Understanding Proposition 13 in California: A Deep Dive
Introduction
In California’s political landscape, few measures have had as much impact as Proposition 13. Since its initiation in 1978, it has significantly shaped public policies and ignited a series of debates around property taxes and funding for public services. Its defenders argue it prevents homeowners from being ousted due to escalating property taxes, while critics claim it unfairly benefits wealthier homeowners and corporations, leading to uneven funding for public resources like schools and services.
What is Proposition 13?
Proposition 13, also known as the “People’s Initiative to Limit Property Taxation,” was passed in 1978. It places a cap on property taxes in California at 1% of the property’s assessed value at the time of purchase. Additionally, Proposition 13 restricts increases in assessed property values to no more than 2% per year, unless the property is sold. Once sold, the property is reassessed at 1% of the new market value.

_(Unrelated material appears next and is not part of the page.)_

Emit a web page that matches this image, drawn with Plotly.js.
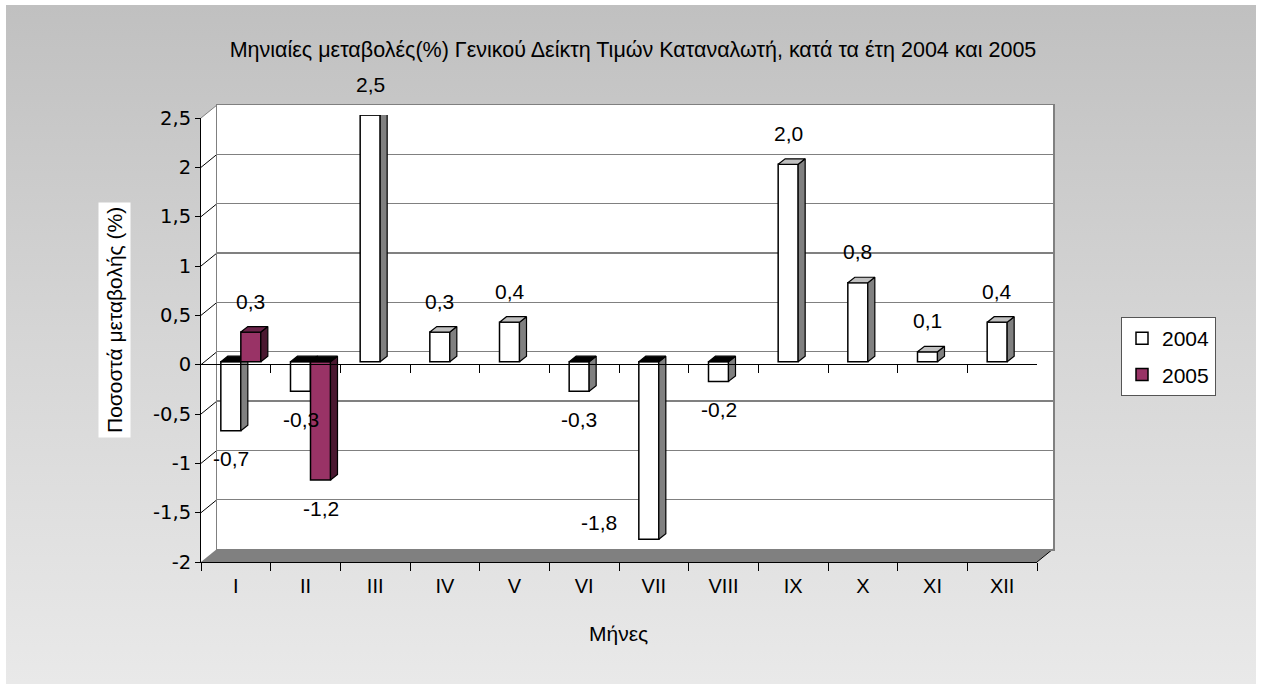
<!DOCTYPE html>
<html><head><meta charset="utf-8">
<script src="https://cdn.plot.ly/plotly-3.0.1.min.js"></script>
<style>
html,body{margin:0;padding:0;background:#fff;}
#wrap{position:relative;width:1263px;height:685px;background:#fff;overflow:hidden}
#bg{position:absolute;left:6px;top:5px;width:1250px;height:679px;background:linear-gradient(to bottom,#c0c0c0 0%,#d6d6d6 50%,#e9e9e9 100%);}
#chart{position:absolute;left:0;top:0;width:1263px;height:685px;}
</style></head><body>
<div id="wrap"><div id="bg"></div><div id="chart"></div></div>
<script>
// ---- data ----
const months = ['I','II','III','IV','V','VI','VII','VIII','IX','X','XI','XII'];
const values2004 = [-0.7, -0.3, 2.5, 0.3, 0.4, -0.3, -1.8, -0.2, 2.0, 0.8, 0.1, 0.4];
const values2005 = [0.3, -1.2, null, null, null, null, null, null, null, null, null, null];
const seriesNames = ['2004', '2005'];
const yTickVals = [-2, -1.5, -1, -0.5, 0, 0.5, 1, 1.5, 2, 2.5];
const yTickText = ['-2', '-1,5', '-1', '-0,5', '0', '0,5', '1', '1,5', '2', '2,5'];
const titleText = 'Μηνιαίες μεταβολές(%) Γενικού Δείκτη Τιμών Καταναλωτή, κατά τα έτη 2004 και 2005';
const yTitleText = 'Ποσοστά μεταβολής (%)';
const xTitleText = 'Μήνες';

// ---- geometry (layout / style) ----
const W = 1263, H = 685;
const yMin = -2, yMax = 2.5;
const FL = 201, FR = 1037, FT = 118, FB = 562;   // front plane
const BDX = 16, BDY = -13;                      // back wall offset
const CDX = 5, CDY = -3;                         // bar plane offset
const FACE_DX = 7, FACE_DY = 5.5;                // bar depth in px
const px = x => x / W;
const py = y => 1 - y / H;
const ppu = (FB - FT) / (yMax - yMin);
const catPx = (FR - FL) / months.length;
const barW = 20 / catPx;
const dxU = FACE_DX / catPx, dyU = FACE_DY / ppu;
const FONT = 'Liberation Sans, Arial, sans-serif';
const LBL = 21, TICK = 20;

const idx = months.map((_, i) => i);
const nulls = months.map(() => null);
const fmt = v => String(v.toFixed(1)).replace('.', ',');

const seriesDefs = [
  {name: seriesNames[0], vals: values2004, off: -barW, color: '#ffffff', topPos: '#c0c0c0', side: '#808080', xa: 'x3', ya: 'y3'},
  {name: seriesNames[1], vals: values2005, off: 0, color: '#993366', topPos: '#6b2349', side: '#4a1830', xa: 'x4', ya: 'y4'}
];

// helper (empty) traces so that the axis frames are built
const traces = [
  {type: 'scatter', mode: 'markers', x: months, y: nulls, xaxis: 'x', yaxis: 'y', showlegend: false, hoverinfo: 'skip'},
  {type: 'scatter', mode: 'markers', x: idx, y: nulls, xaxis: 'x2', yaxis: 'y2', showlegend: false, hoverinfo: 'skip'},
  {type: 'scatter', mode: 'markers', x: idx, y: nulls, xaxis: 'x5', yaxis: 'y5', showlegend: false, hoverinfo: 'skip'}
];
const annotations = [];
seriesDefs.forEach(s => {
  traces.push({
    type: 'bar', name: s.name, legendgroup: s.name,
    x: idx, y: s.vals, width: barW, offset: s.off,
    xaxis: s.xa, yaxis: s.ya,
    marker: {color: s.color, line: {color: '#000', width: 1.5}},
    hoverinfo: 'skip'
  });
  const topP = {x: [], y: []}, topN = {x: [], y: []}, side = {x: [], y: []};
  s.vals.forEach((v, i) => {
    if (v === null) return;
    const L = i + s.off, R = L + barW;
    const h = Math.max(v, 0);
    const t = v >= 0 ? topP : topN;
    t.x.push(L, R, R + dxU, L + dxU, L, null);
    t.y.push(h, h, h + dyU, h + dyU, h, null);
    side.x.push(R, R, R + dxU, R + dxU, R, null);
    side.y.push(0, v, v + dyU, dyU, 0, null);
    // data label
    const c = L + barW / 2;
    const f = {size: LBL, color: '#000', family: FONT};
    if (v >= 0) {
      annotations.push({xref: s.xa, yref: s.ya, x: c, y: v, text: fmt(v), showarrow: false, yshift: 31, font: f});
    } else if (v * ppu - 27 < yMin * ppu + 20) {
      annotations.push({xref: s.xa, yref: s.ya, x: L, y: v, text: fmt(v), showarrow: false, xanchor: 'right', xshift: -20, yshift: 17, font: f});
    } else {
      annotations.push({xref: s.xa, yref: s.ya, x: c, y: v, text: fmt(v), showarrow: false, yshift: -28, font: f});
    }
  });
  [[side, s.side], [topP, s.topPos], [topN, '#000000']].forEach(([f, col]) => {
    traces.push({
      type: 'scatter', mode: 'lines', x: f.x, y: f.y, fill: 'toself', fillcolor: col,
      line: {color: '#000', width: 1.2}, xaxis: s.xa, yaxis: s.ya,
      showlegend: false, legendgroup: s.name, hoverinfo: 'skip'
    });
  });
});

// walls
const fy = v => FB - (v - yMin) * ppu;
const by = v => fy(v) + BDY;
const P = (x, y) => px(x) + ' ' + py(y);
const shapes = [
  {type: 'path', xref: 'paper', yref: 'paper', layer: 'below', fillcolor: '#ffffff', line: {width: 0},
   path: 'M ' + P(FL, fy(yMax)) + ' L ' + P(FL + BDX, by(yMax)) + ' L ' + P(FL + BDX, by(yMin)) + ' L ' + P(FL, fy(yMin)) + ' Z'},
  {type: 'path', xref: 'paper', yref: 'paper', layer: 'below', fillcolor: '#ffffff', line: {width: 0},
   path: 'M ' + P(FL + BDX, by(yMax)) + ' L ' + P(FR + BDX, by(yMax)) + ' L ' + P(FR + BDX, by(yMin)) + ' L ' + P(FL + BDX, by(yMin)) + ' Z'},
  {type: 'path', xref: 'paper', yref: 'paper', layer: 'below', fillcolor: '#808080', line: {width: 0},
   path: 'M ' + P(FL, fy(yMin)) + ' L ' + P(FR, fy(yMin)) + ' L ' + P(FR + BDX, by(yMin)) + ' L ' + P(FL + BDX, by(yMin)) + ' Z'},
  {type: 'line', xref: 'paper', yref: 'paper', layer: 'below', x0: px(FR), y0: py(fy(yMin)), x1: px(FR + BDX), y1: py(by(yMin)), line: {color: '#000', width: 1}}
];
yTickVals.forEach(v => {
  if (v === yMin) return;
  shapes.push({type: 'line', xref: 'paper', yref: 'paper', layer: 'below',
    x0: px(FL), y0: py(fy(v)), x1: px(FL + BDX), y1: py(by(v)),
    line: {color: v === yMax ? '#808080' : '#000', width: 1}});
});

annotations.push({xref: 'paper', yref: 'paper', x: px(114.5), y: py(320.5), xanchor: 'center', yanchor: 'middle',
  text: yTitleText, textangle: -90, showarrow: false, bgcolor: '#ffffff', borderpad: 4,
  font: {size: LBL, color: '#000', family: FONT}});
annotations.push({xref: 'paper', yref: 'paper', x: px(618), y: py(633), xanchor: 'center', yanchor: 'middle',
  text: xTitleText, showarrow: false, font: {size: LBL, color: '#000', family: FONT}});

const zeroPos = py(fy(0));
const boundaries = months.map((_, i) => i - 0.5).concat([months.length - 0.5]);
const hidden = {visible: false, showgrid: false, zeroline: false, fixedrange: true};

const layout = {
  width: W, height: H, autosize: false,
  margin: {l: 0, r: 0, t: 0, b: 0},
  paper_bgcolor: 'rgba(0,0,0,0)', plot_bgcolor: 'rgba(0,0,0,0)',
  font: {family: FONT, color: '#000', size: TICK},
  separators: ',.',
  barmode: 'overlay',
  showlegend: true,
  title: {text: titleText, font: {size: 21.5, color: '#000', family: FONT}, x: px(633), xanchor: 'center', xref: 'paper', yref: 'paper', y: py(49), yanchor: 'middle'},
  xaxis: {domain: [px(FL), px(FR)], anchor: 'y', type: 'category', categoryorder: 'array', categoryarray: months,
    range: [-0.5, months.length - 0.5], tickson: 'boundaries', ticks: 'outside', ticklen: 8, tickcolor: '#000', tickwidth: 1,
    showline: true, linecolor: '#000', linewidth: 1, showgrid: false, zeroline: false, automargin: false,
    tickfont: {size: TICK}, ticklabelstandoff: 6, fixedrange: true},
  yaxis: {domain: [py(FB), py(FT)], anchor: 'x', range: [yMin, yMax], tickvals: yTickVals, ticktext: yTickText,
    ticks: 'outside', ticklen: 5, tickcolor: '#000', showline: true, linecolor: '#000', linewidth: 1,
    showgrid: false, zeroline: false, automargin: false, tickfont: {size: 19.5, family: 'DejaVu Sans, Liberation Sans, sans-serif'}, fixedrange: true},
  // category axis line crossing at zero (ticks pointing down)
  xaxis5: {domain: [px(FL), px(FR)], anchor: 'y5', side: 'top', type: 'linear', range: [-0.5, months.length - 0.5],
    tickvals: boundaries, showticklabels: false, ticks: 'inside', ticklen: 8, tickcolor: '#000',
    showline: true, linecolor: '#000', linewidth: 1, showgrid: false, zeroline: false, automargin: false, fixedrange: true},
  yaxis5: Object.assign({domain: [py(FB), zeroPos], anchor: 'x5', range: [yMin, 0]}, hidden),
  xaxis2: {domain: [px(FL + BDX), px(FR + BDX)], anchor: 'y2', type: 'linear', range: [-0.5, months.length - 0.5],
    showticklabels: false, ticks: '', showgrid: false, zeroline: false, showline: true, mirror: true,
    linecolor: '#808080', linewidth: 1.5, fixedrange: true},
  yaxis2: {domain: [py(FB + BDY), py(FT + BDY)], anchor: 'x2', range: [yMin, yMax], tickvals: yTickVals,
    showticklabels: false, ticks: '', showgrid: true, gridcolor: '#808080', gridwidth: 1.5, zeroline: false,
    showline: true, mirror: true, linecolor: '#808080', linewidth: 1.5, fixedrange: true},
  xaxis3: Object.assign({domain: [px(FL + CDX), px(FR + CDX)], anchor: 'y3', type: 'linear', range: [-0.5, months.length - 0.5]}, hidden),
  yaxis3: Object.assign({domain: [py(FB + CDY), py(FT + CDY)], anchor: 'x3', range: [yMin, yMax]}, hidden),
  xaxis4: Object.assign({overlaying: 'x3', anchor: 'y4', type: 'linear', range: [-0.5, months.length - 0.5]}, hidden),
  yaxis4: Object.assign({overlaying: 'y3', anchor: 'x4', range: [yMin, yMax]}, hidden),
  legend: {x: px(1121), y: py(317), xanchor: 'left', yanchor: 'top', bgcolor: '#ffffff', bordercolor: '#555555',
    borderwidth: 1, font: {size: LBL, color: '#000', family: FONT}, traceorder: 'grouped', tracegroupgap: 6, itemwidth: 30},
  shapes: shapes,
  annotations: annotations
};

Plotly.newPlot('chart', traces, layout, {displayModeBar: false, staticPlot: true});
</script>
</body></html>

The Rationale Behind Proposition 13
Before Proposition 13 came into existence, property owners in California grappled with rapidly increasing property taxes, stemming from soaring real estate prices. Many residents, especially the elderly on fixed incomes, faced the risk of being priced out of their homes due to these skyrocketing taxes. In response, activists Howard Jarvis and Paul Gann introduced Proposition 13 to curb this rising tide and offer relief to property owners.
The Impact of Proposition 13
One of the primary impacts of Proposition 13 has been to offer security to homeowners against unpredictable rises in property taxes. It has brought a level of predictability and stability to property tax bills, a boon especially to those on fixed incomes, who might otherwise face difficulties in coping with sudden or significant increases.
However, Proposition 13 has also led to a large disparity in property tax payments, even between similar properties. A long-time homeowner could be paying drastically less in property taxes than a recently arrived neighbor with a similar home, solely due to the long-term owner having purchased the property when the market value was lower.
Criticism and Controversy
Critics argue Proposition 13 has restrained California’s capacity to spend on public programs, especially education. This is because property taxes were – and remain – a significant revenue source for local services. By capping this revenue source, critics argue, Proposition 13 has led to more volatility in these services’ funding, depending on the state’s economic conditions.
There has also been concern that Proposition 13 has unduly benefited wealthy property owners and corporations. Wealthy neighborhoods, where property values increase rapidly, can have lower effective tax rates due to the assessed value cap at the time of purchase. Similarly, corporations that rarely change hands may be paying taxes on assessments that are decades old.
Reform Efforts
In November 2020, California voted on Proposition 15, proposed as a significant amendment to Proposition 13. It aimed to introduce a “split roll” system where commercial and industrial properties would be reassessed regularly, but residential properties would continue to be protected by Proposition 13’s provisions. However, Proposition 15 was defeated, indicating that Californians are not yet prepared to completely overhaul Proposition 13.
Conclusion
Proposition 13 continues to be a hot seat topic in California, navigating a tension between the benefits it offers homeowners and the potential drawbacks on public service funding. Discussions on its reform are ongoing, and its eventual impact will continue to shape California’s taxation landscape for many years to come. Regardless of its controversies, its provision offers an interesting lens in which to view property taxes’ impact on the lives of Californians, and it serves as an essential component in understanding California’s property tax law.